O que é usado aqui, contudo, é um artifício de linguagem que se faz invisível mesmo estando explícito. O roteiro de David Leslie Johnson e Alex Mace encontrou nas mãos de Collet-Serra a caligrafia perfeita para que a assinatura do filme fosse legível e ao mesmo tempo misteriosa. Ocorre que, se analisado com cuidado, nota-se que 'A Órfã' é uma leitura sobre as distrações do desejo. Vamos partir da jornada da mãe, interpretada com paixão pela talentosíssima Vera Farmiga, que aqui se chama Katherine Coleman (Kate, para os íntimos). Note que Kate se distrai no trânsito observando uma criança passando com seu responsável e acaba provocando um quase acidente. Em outra cena, a distração para ela se faz no som intermitente de uma bola batendo na parede enquanto ela tenta tocar piano, a atrapalhando em seu trabalho musical. E na necessidade quase egoísta de entregar amor a uma nova criança ("entregar" quase como "se livrar" da carga de carinho presa após complicações em um parto e conceber uma filha natimorta), ela usa o princípio da troca onde todos saem ganhando e decide adotar uma criança.
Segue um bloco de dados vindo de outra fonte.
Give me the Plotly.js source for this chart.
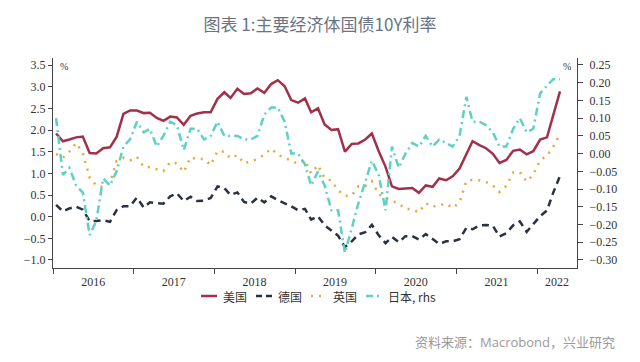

Contudo, a vontade de "expressar seu amor até cansar" é tão grande que esse ato de generosidade acaba se tornando uma distração nociva para os avanços ofensivos de Esther no novo âmbito familiar.

Com isso, 'A Órfã' acaba sendo sobre não baixar a guarda e permanecer alerta para as tantas distrações rotineiras que separam o indivíduo de seus objetivos ou que representam ameaça. É um filme divertido e aterrador, além de ser também um exemplar excelente de como o cinema de terror molda o imaginário popular (quando bem feito, como este caso). 'A Órfã' passou com sucesso pela prova do tempo, e continua sendo um longa-metragem angustiante e reflexivo, desses que causa uma aflição enorme por causa da soma de pesadelos possíveis que vão desde uma maternidade frustrada até a revelação de mentiras que desmontam os castelos que cada um constrói para si.